In real life, friendship involves risk. The reward is great: help in times of need, joy in times of celebration. But the cost is also great: self-sacrifice, accountability, the risk of embarrassment and anger, and the effort of winning another’s trust. Hence I can become friends with you only by seeking your company. I must attend to your words, gestures and body language, and win the trust of the person revealed in them, and this is risky business. I can avoid the risk and still obtain pleasure; but I will never obtain friendship or love.
When I relate to you through the screen there is a marked shift in emphasis. Now I have my finger on the button. At any moment I can turn you off. You are free in your own space, but you are not really free in mine, since you are dependent on my decision to keep you there. I retain ultimate control, and am not risking myself in the friendship as I risk myself when I meet you face to face. Of course I may stay glued to the screen. Nevertheless, it is a screen that I am glued to, not the person behind it.
You too, therefore, will not risk yourself; you appear on the screen only on condition of retaining ultimate control. This is something I know about you. And I know that you know that I know. And you likewise. There grows between us a reduced-risk encounter, in which each is aware that the other is fundamentally withheld, sovereign within his impregnable cyber-castle. I “click on” you, as I might click on a news item or a video. You are one of the products on display; but this does not make you an object of trust, with whom my life is mingled.

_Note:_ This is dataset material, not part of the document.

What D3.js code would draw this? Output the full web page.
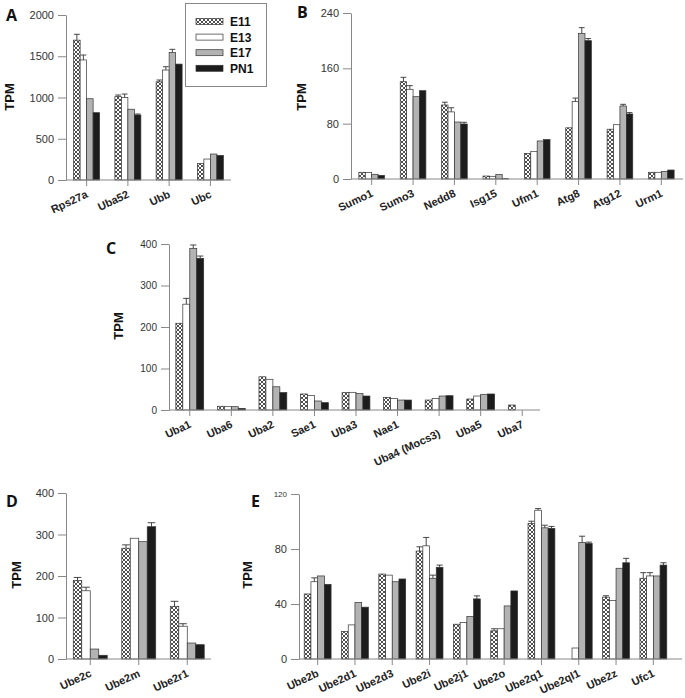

Second Life, which invites us to enter a virtual world through an avatar taken from its collection of templates, has more than 15m users. It provides opportunities for virtual business, virtual shopping, and even virtual “social” action, with social positions achieved by merit, or at any rate virtual merit. People can enjoy cost-free versions of the social emotions, and become heroes of “compassion”, without lifting a finger in the real world.
Of course, avatars are dolls, which must be ventriloquised by their cyber-parents. But the dolls are getting more realistic, and who knows, maybe soon they will be able to read each other’s body language, and begin to respond directly, presenting their watchful parents with moral dilemmas that they had never foreseen. The new “dream children” may soon possess all the attributes which their creators wish for but do not possess, and will be able to copulate in cyberspace with the dreams of other people, in a sterile caricature of erotic passion. On YouTube it is possible to see a film in which a couple who have never met describe their adulterous affair conducted in cyberspace, showing no guilt towards the victim, and proudly displaying their narcissistic emotions as though they had achieved some kind of moral breakthrough, by ensuring that it is only their avatars, and not they themselves, that ended up in bed.

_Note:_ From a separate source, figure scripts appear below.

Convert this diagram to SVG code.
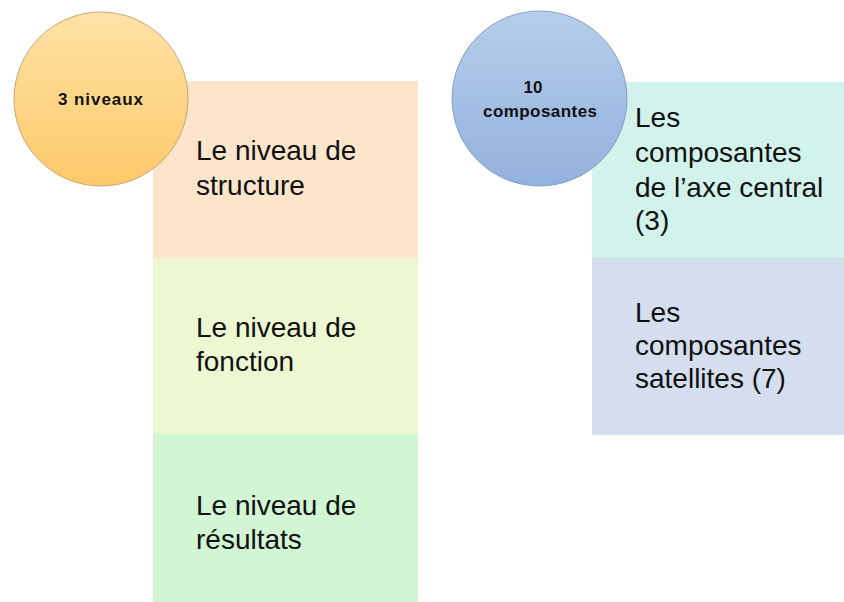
<svg xmlns="http://www.w3.org/2000/svg" width="844" height="602" viewBox="0 0 844 602">
  <defs>
    <linearGradient id="gOrange" x1="0" y1="0" x2="0" y2="1">
      <stop offset="0" stop-color="#FFE2A6"/>
      <stop offset="1" stop-color="#FDC96A"/>
    </linearGradient>
    <linearGradient id="gBlue" x1="0" y1="0" x2="0" y2="1">
      <stop offset="0" stop-color="#B6CEEB"/>
      <stop offset="1" stop-color="#92B1DD"/>
    </linearGradient>
  </defs>
  <style>
    .box text { font-family: "Liberation Sans", Arial, sans-serif; font-size: 28px; fill: #111; }
    .circ text { font-family: "Liberation Sans", Arial, sans-serif; font-size: 17px; font-weight: bold; fill: #111; text-anchor: middle; }
  </style>
  <rect width="844" height="602" fill="#FFFFFF"/>

  <g id="box-structure" class="box">
    <rect x="153" y="81" width="265" height="177" fill="#FDE5CB"/>
    <text x="196" y="160">Le niveau de</text>
    <text x="196" y="195">structure</text>
  </g>
  <g id="box-fonction" class="box">
    <rect x="153" y="258" width="265" height="176" fill="#EDF7D2"/>
    <text x="196" y="337">Le niveau de</text>
    <text x="196" y="371">fonction</text>
  </g>
  <g id="box-resultats" class="box">
    <rect x="153" y="434" width="265" height="168" fill="#D2F5D3"/>
    <text x="196" y="515">Le niveau de</text>
    <text x="196" y="549">résultats</text>
  </g>

  <g id="box-axe" class="box">
    <rect x="592" y="82" width="252" height="176" fill="#D2F3EB"/>
    <text x="635" y="127">Les</text>
    <text x="635" y="162">composantes</text>
    <text x="635" y="197">de l’axe central</text>
    <text x="635" y="230">(3)</text>
  </g>
  <g id="box-satellites" class="box">
    <rect x="592" y="258" width="252" height="177" fill="#D4DEEF"/>
    <text x="635" y="322">Les</text>
    <text x="635" y="355">composantes</text>
    <text x="635" y="388">satellites (7)</text>
  </g>

  <g id="circle-niveaux" class="circ">
    <circle cx="101" cy="99" r="87" fill="url(#gOrange)" stroke="#B9975E" stroke-width="0.8"/>
    <text x="100.5" y="105" textLength="85" lengthAdjust="spacing">3 niveaux</text>
  </g>
  <g id="circle-composantes" class="circ">
    <circle cx="539.5" cy="98.5" r="87.5" fill="url(#gBlue)" stroke="#7390B8" stroke-width="0.8"/>
    <text x="533" y="92.5">10</text>
    <text x="540" y="117" textLength="114" lengthAdjust="spacing">composantes</text>
  </g>

  <g id="connectors"></g>
</svg>
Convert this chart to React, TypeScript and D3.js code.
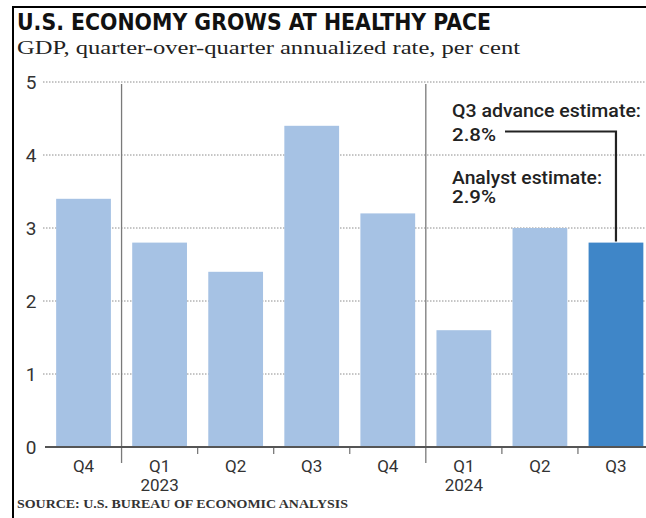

Does this matter? I think it does. For trust, accountability and risk-taking are dispositions on which the future of society depends. And these things are learnt by accepting the real cost of them. They are not learnt by playing with their virtual substitutes, any more than real courage is learnt by playing with violent computer games. As people habituate themselves to living in virtual worlds where all is permitted and nothing is paid for, virtues like courage and justice will disappear, since nobody will have a need for them. Without those virtues, however, people will be unable to risk themselves in real encounters, and will hide instead in their narcissistic dreams. Some people look forward to this, hoping for a brave new world of virtual relationships; but surely the best thing about such a world is that no real person will be born there.